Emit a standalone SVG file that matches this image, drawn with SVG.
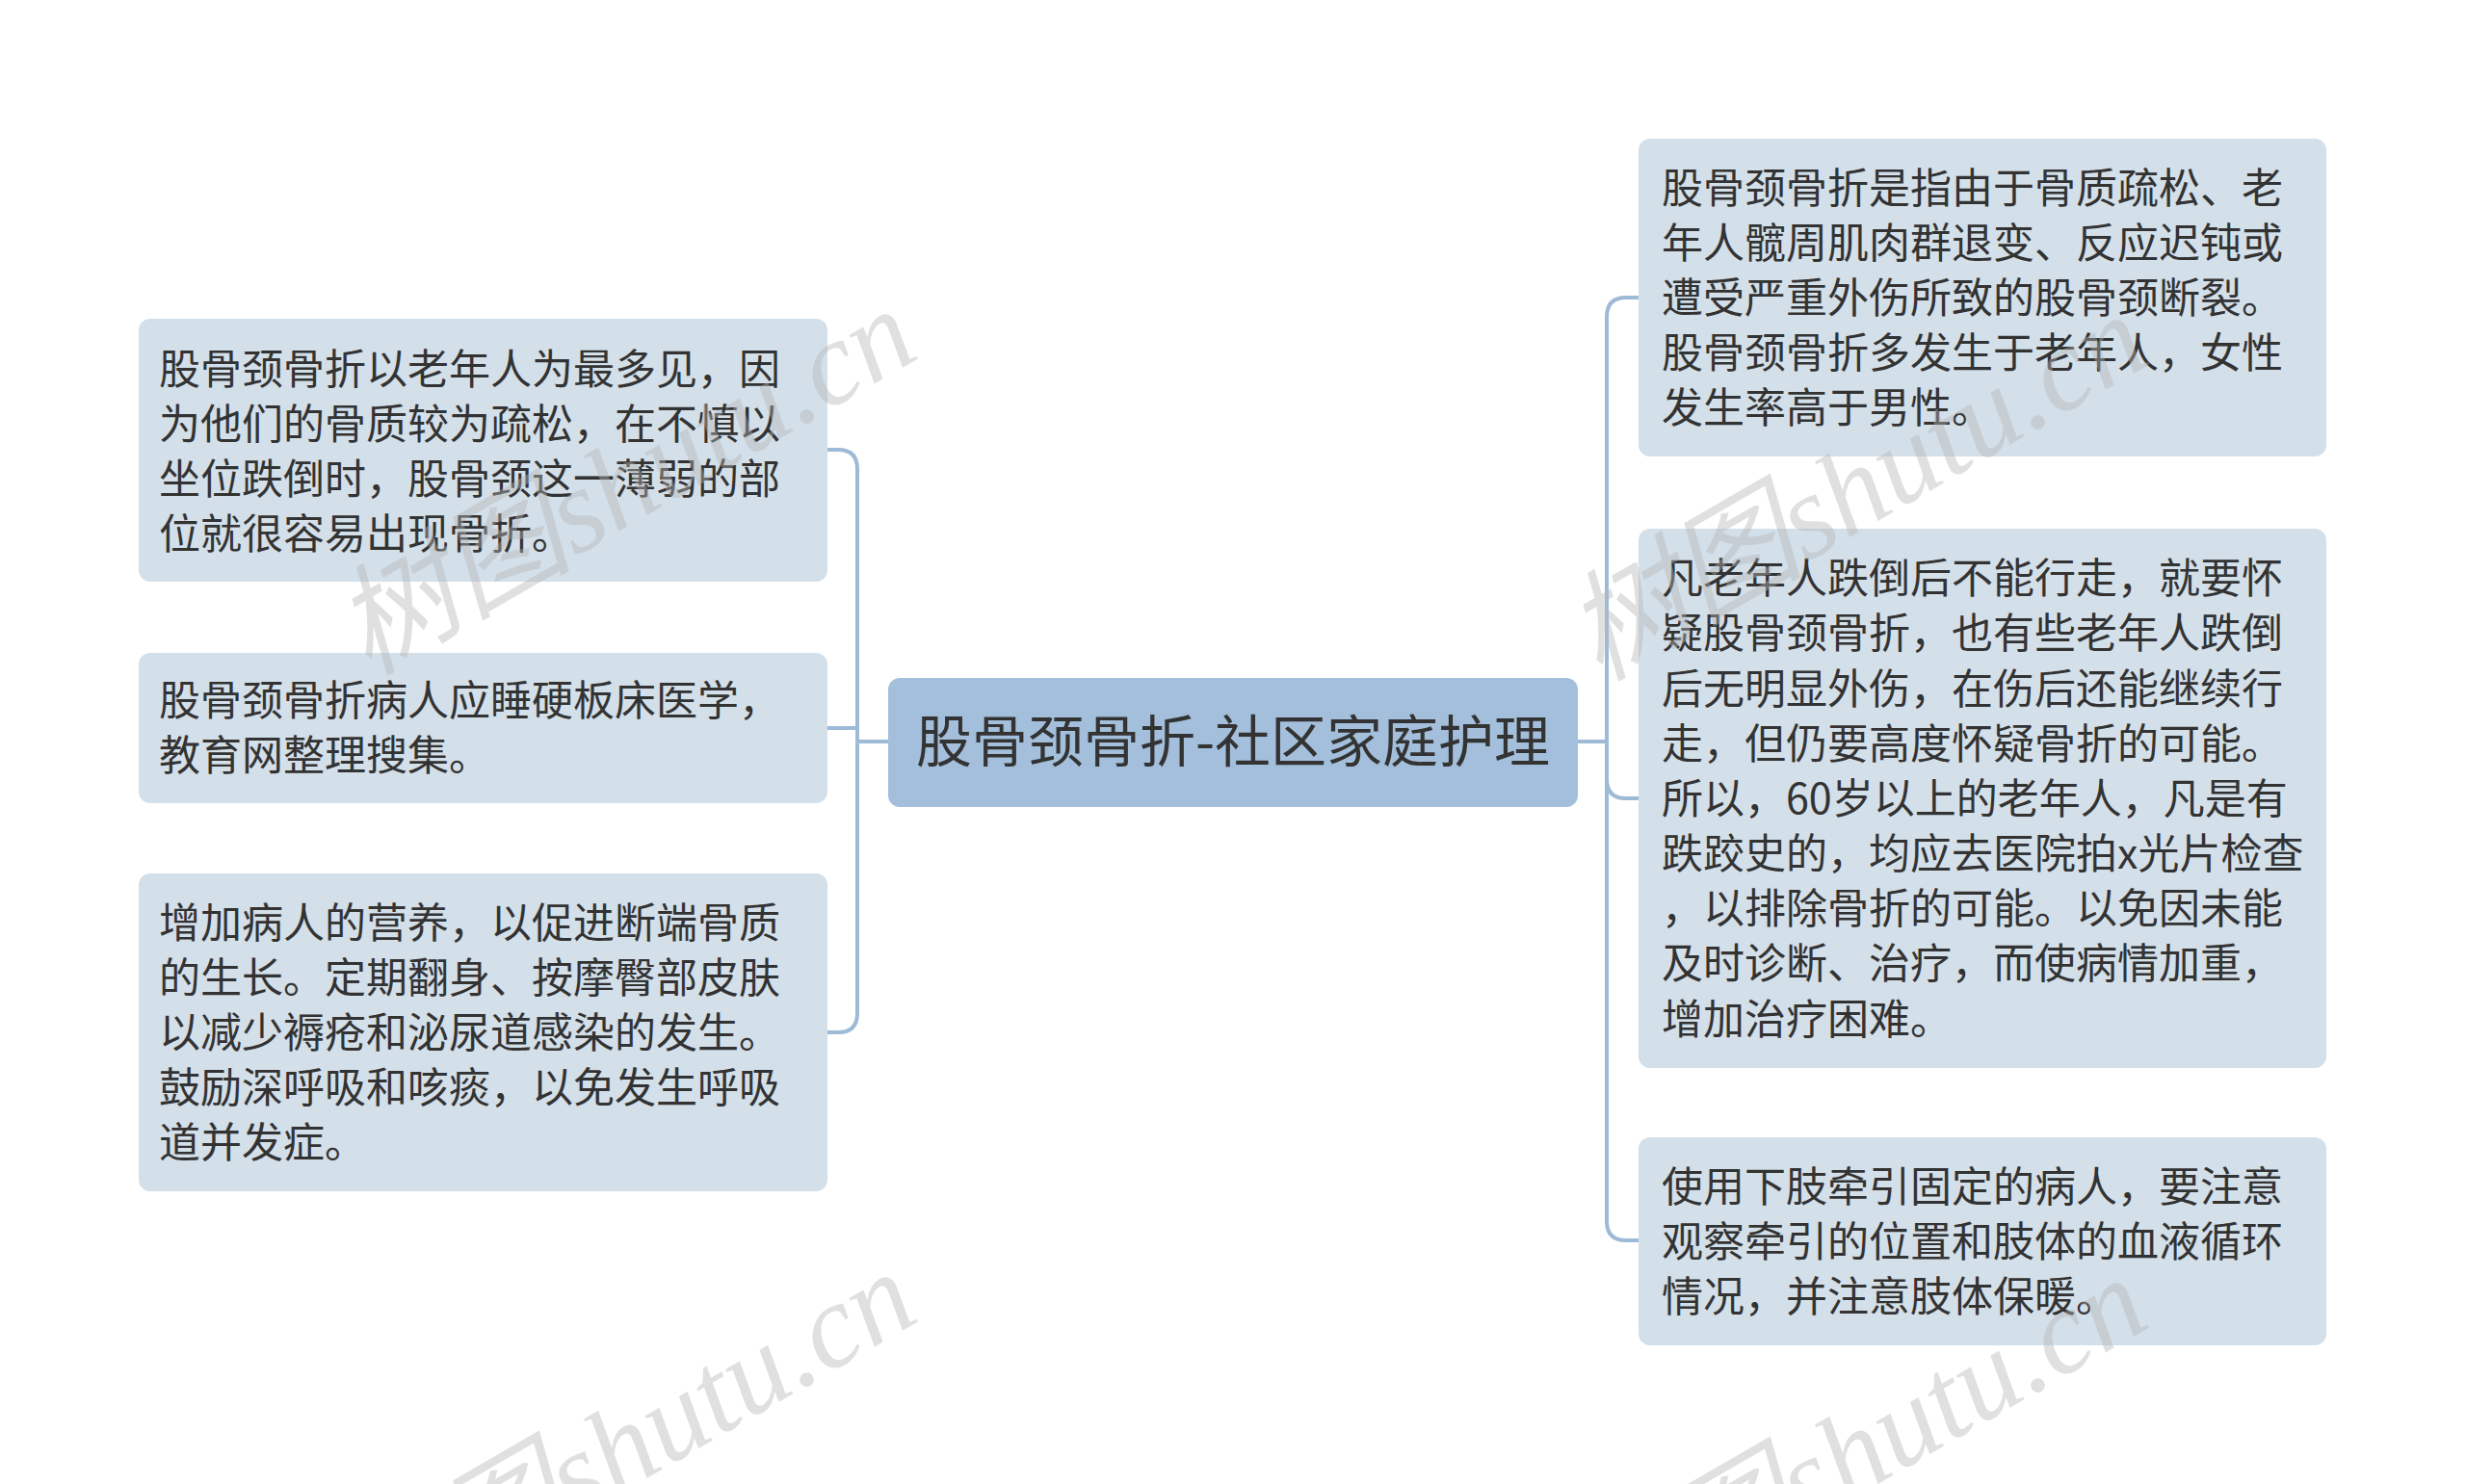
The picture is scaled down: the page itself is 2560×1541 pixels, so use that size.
<svg xmlns="http://www.w3.org/2000/svg" width="2560" height="1541" viewBox="0 0 2560 1541">
<style>
.bg{fill:#ffffff}
.node{fill:#d3dfe9}
.root{fill:#a3bfdb}
.t{font-family:"Noto Sans CJK SC","Noto Sans",sans-serif;font-size:43px;fill:#333333}
.rt{font-family:"Noto Sans CJK SC","Noto Sans",sans-serif;font-size:58px;fill:#333333}
.edge{fill:none;stroke:#9dbad7;stroke-width:4;stroke-linecap:butt}
.wm{font-family:"Liberation Serif","Noto Sans CJK SC",serif;font-style:italic;font-size:124px;fill:#b4b4b4;fill-opacity:0.42}
</style>
<rect class="bg" x="0" y="0" width="2560" height="1541"/>
<g id="connectors">
<path class="edge" d="M922,770 H890 V487 Q890,467 870,467 H859"/>
<path class="edge" d="M922,770 H890 V756 H859"/>
<path class="edge" d="M922,770 H890 V1052 Q890,1072 870,1072 H859"/>
<path class="edge" d="M1638,770 H1668 V329 Q1668,309 1688,309 H1701"/>
<path class="edge" d="M1638,770 H1668 V809 Q1668,829 1688,829 H1701"/>
<path class="edge" d="M1638,770 H1668 V1268 Q1668,1288 1688,1288 H1701"/>
</g>
<g id="root">
<rect class="root" x="922" y="704" width="716" height="134" rx="12"/>
<text class="rt" x="1280" y="791" text-anchor="middle">股骨颈骨折-社区家庭护理</text>
</g>
<g id="left1">
<rect class="node" x="144" y="331" width="715" height="273" rx="12"/>
<text class="t" x="165" y="399">股骨颈骨折以老年人为最多见，因</text>
<text class="t" x="165" y="456">为他们的骨质较为疏松，在不慎以</text>
<text class="t" x="165" y="513">坐位跌倒时，股骨颈这一薄弱的部</text>
<text class="t" x="165" y="570">位就很容易出现骨折。</text>
</g>
<g id="left2">
<rect class="node" x="144" y="678" width="715" height="156" rx="12"/>
<text class="t" x="165" y="743">股骨颈骨折病人应睡硬板床医学，</text>
<text class="t" x="165" y="800">教育网整理搜集。</text>
</g>
<g id="left3">
<rect class="node" x="144" y="907" width="715" height="330" rx="12"/>
<text class="t" x="165" y="974">增加病人的营养，以促进断端骨质</text>
<text class="t" x="165" y="1031">的生长。定期翻身、按摩臀部皮肤</text>
<text class="t" x="165" y="1088">以减少褥疮和泌尿道感染的发生。</text>
<text class="t" x="165" y="1145">鼓励深呼吸和咳痰，以免发生呼吸</text>
<text class="t" x="165" y="1202">道并发症。</text>
</g>
<g id="right1">
<rect class="node" x="1701" y="144" width="714" height="330" rx="12"/>
<text class="t" x="1725" y="211">股骨颈骨折是指由于骨质疏松、老</text>
<text class="t" x="1725" y="268">年人髋周肌肉群退变、反应迟钝或</text>
<text class="t" x="1725" y="325">遭受严重外伤所致的股骨颈断裂。</text>
<text class="t" x="1725" y="382">股骨颈骨折多发生于老年人，女性</text>
<text class="t" x="1725" y="439">发生率高于男性。</text>
</g>
<g id="right2">
<rect class="node" x="1701" y="549" width="714" height="560" rx="12"/>
<text class="t" x="1725" y="616">凡老年人跌倒后不能行走，就要怀</text>
<text class="t" x="1725" y="673">疑股骨颈骨折，也有些老年人跌倒</text>
<text class="t" x="1725" y="731">后无明显外伤，在伤后还能继续行</text>
<text class="t" x="1725" y="788">走，但仍要高度怀疑骨折的可能。</text>
<text class="t" x="1725" y="845">所以，60岁以上的老年人，凡是有</text>
<text class="t" x="1725" y="902">跌跤史的，均应去医院拍x光片检查</text>
<text class="t" x="1725" y="959">，以排除骨折的可能。以免因未能</text>
<text class="t" x="1725" y="1016">及时诊断、治疗，而使病情加重，</text>
<text class="t" x="1725" y="1074">增加治疗困难。</text>
</g>
<g id="right3">
<rect class="node" x="1701" y="1181" width="714" height="216" rx="12"/>
<text class="t" x="1725" y="1248">使用下肢牵引固定的病人，要注意</text>
<text class="t" x="1725" y="1305">观察牵引的位置和肢体的血液循环</text>
<text class="t" x="1725" y="1362">情况，并注意肢体保暖。</text>
</g>
<g id="watermarks">
<text class="wm" x="0" y="0" text-anchor="middle" dominant-baseline="central" transform="translate(649,500) rotate(-30)">树图shutu.cn</text>
<text class="wm" x="0" y="0" text-anchor="middle" dominant-baseline="central" transform="translate(1927,506) rotate(-30)">树图shutu.cn</text>
<text class="wm" x="0" y="0" text-anchor="middle" dominant-baseline="central" transform="translate(649,1500) rotate(-30)">树图shutu.cn</text>
<text class="wm" x="0" y="0" text-anchor="middle" dominant-baseline="central" transform="translate(1927,1506) rotate(-30)">树图shutu.cn</text>
</g>
</svg>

-=-=-

▸ Challenge: Make an exact copy of the whole listing, but don't bring over any pictures.

▸ Response to this task:
Emit a standalone SVG file that matches this image, drawn with SVG.
The picture is scaled down: the page itself is 2560×1541 pixels, so use that size.
<svg xmlns="http://www.w3.org/2000/svg" width="2560" height="1541" viewBox="0 0 2560 1541">
<style>
.bg{fill:#ffffff}
.node{fill:#d3dfe9}
.root{fill:#a3bfdb}
.t{font-family:"Noto Sans CJK SC","Noto Sans",sans-serif;font-size:43px;fill:#333333}
.rt{font-family:"Noto Sans CJK SC","Noto Sans",sans-serif;font-size:58px;fill:#333333}
.edge{fill:none;stroke:#9dbad7;stroke-width:4;stroke-linecap:butt}
.wm{font-family:"Liberation Serif","Noto Sans CJK SC",serif;font-style:italic;font-size:124px;fill:#b4b4b4;fill-opacity:0.42}
</style>
<rect class="bg" x="0" y="0" width="2560" height="1541"/>
<g id="connectors">
<path class="edge" d="M922,770 H890 V487 Q890,467 870,467 H859"/>
<path class="edge" d="M922,770 H890 V756 H859"/>
<path class="edge" d="M922,770 H890 V1052 Q890,1072 870,1072 H859"/>
<path class="edge" d="M1638,770 H1668 V329 Q1668,309 1688,309 H1701"/>
<path class="edge" d="M1638,770 H1668 V809 Q1668,829 1688,829 H1701"/>
<path class="edge" d="M1638,770 H1668 V1268 Q1668,1288 1688,1288 H1701"/>
</g>
<g id="root">
<rect class="root" x="922" y="704" width="716" height="134" rx="12"/>
<text class="rt" x="1280" y="791" text-anchor="middle">股骨颈骨折-社区家庭护理</text>
</g>
<g id="left1">
<rect class="node" x="144" y="331" width="715" height="273" rx="12"/>
<text class="t" x="165" y="399">股骨颈骨折以老年人为最多见，因</text>
<text class="t" x="165" y="456">为他们的骨质较为疏松，在不慎以</text>
<text class="t" x="165" y="513">坐位跌倒时，股骨颈这一薄弱的部</text>
<text class="t" x="165" y="570">位就很容易出现骨折。</text>
</g>
<g id="left2">
<rect class="node" x="144" y="678" width="715" height="156" rx="12"/>
<text class="t" x="165" y="743">股骨颈骨折病人应睡硬板床医学，</text>
<text class="t" x="165" y="800">教育网整理搜集。</text>
</g>
<g id="left3">
<rect class="node" x="144" y="907" width="715" height="330" rx="12"/>
<text class="t" x="165" y="974">增加病人的营养，以促进断端骨质</text>
<text class="t" x="165" y="1031">的生长。定期翻身、按摩臀部皮肤</text>
<text class="t" x="165" y="1088">以减少褥疮和泌尿道感染的发生。</text>
<text class="t" x="165" y="1145">鼓励深呼吸和咳痰，以免发生呼吸</text>
<text class="t" x="165" y="1202">道并发症。</text>
</g>
<g id="right1">
<rect class="node" x="1701" y="144" width="714" height="330" rx="12"/>
<text class="t" x="1725" y="211">股骨颈骨折是指由于骨质疏松、老</text>
<text class="t" x="1725" y="268">年人髋周肌肉群退变、反应迟钝或</text>
<text class="t" x="1725" y="325">遭受严重外伤所致的股骨颈断裂。</text>
<text class="t" x="1725" y="382">股骨颈骨折多发生于老年人，女性</text>
<text class="t" x="1725" y="439">发生率高于男性。</text>
</g>
<g id="right2">
<rect class="node" x="1701" y="549" width="714" height="560" rx="12"/>
<text class="t" x="1725" y="616">凡老年人跌倒后不能行走，就要怀</text>
<text class="t" x="1725" y="673">疑股骨颈骨折，也有些老年人跌倒</text>
<text class="t" x="1725" y="731">后无明显外伤，在伤后还能继续行</text>
<text class="t" x="1725" y="788">走，但仍要高度怀疑骨折的可能。</text>
<text class="t" x="1725" y="845">所以，60岁以上的老年人，凡是有</text>
<text class="t" x="1725" y="902">跌跤史的，均应去医院拍x光片检查</text>
<text class="t" x="1725" y="959">，以排除骨折的可能。以免因未能</text>
<text class="t" x="1725" y="1016">及时诊断、治疗，而使病情加重，</text>
<text class="t" x="1725" y="1074">增加治疗困难。</text>
</g>
<g id="right3">
<rect class="node" x="1701" y="1181" width="714" height="216" rx="12"/>
<text class="t" x="1725" y="1248">使用下肢牵引固定的病人，要注意</text>
<text class="t" x="1725" y="1305">观察牵引的位置和肢体的血液循环</text>
<text class="t" x="1725" y="1362">情况，并注意肢体保暖。</text>
</g>
<g id="watermarks">
<text class="wm" x="0" y="0" text-anchor="middle" dominant-baseline="central" transform="translate(649,500) rotate(-30)">树图shutu.cn</text>
<text class="wm" x="0" y="0" text-anchor="middle" dominant-baseline="central" transform="translate(1927,506) rotate(-30)">树图shutu.cn</text>
<text class="wm" x="0" y="0" text-anchor="middle" dominant-baseline="central" transform="translate(649,1500) rotate(-30)">树图shutu.cn</text>
<text class="wm" x="0" y="0" text-anchor="middle" dominant-baseline="central" transform="translate(1927,1506) rotate(-30)">树图shutu.cn</text>
</g>
</svg>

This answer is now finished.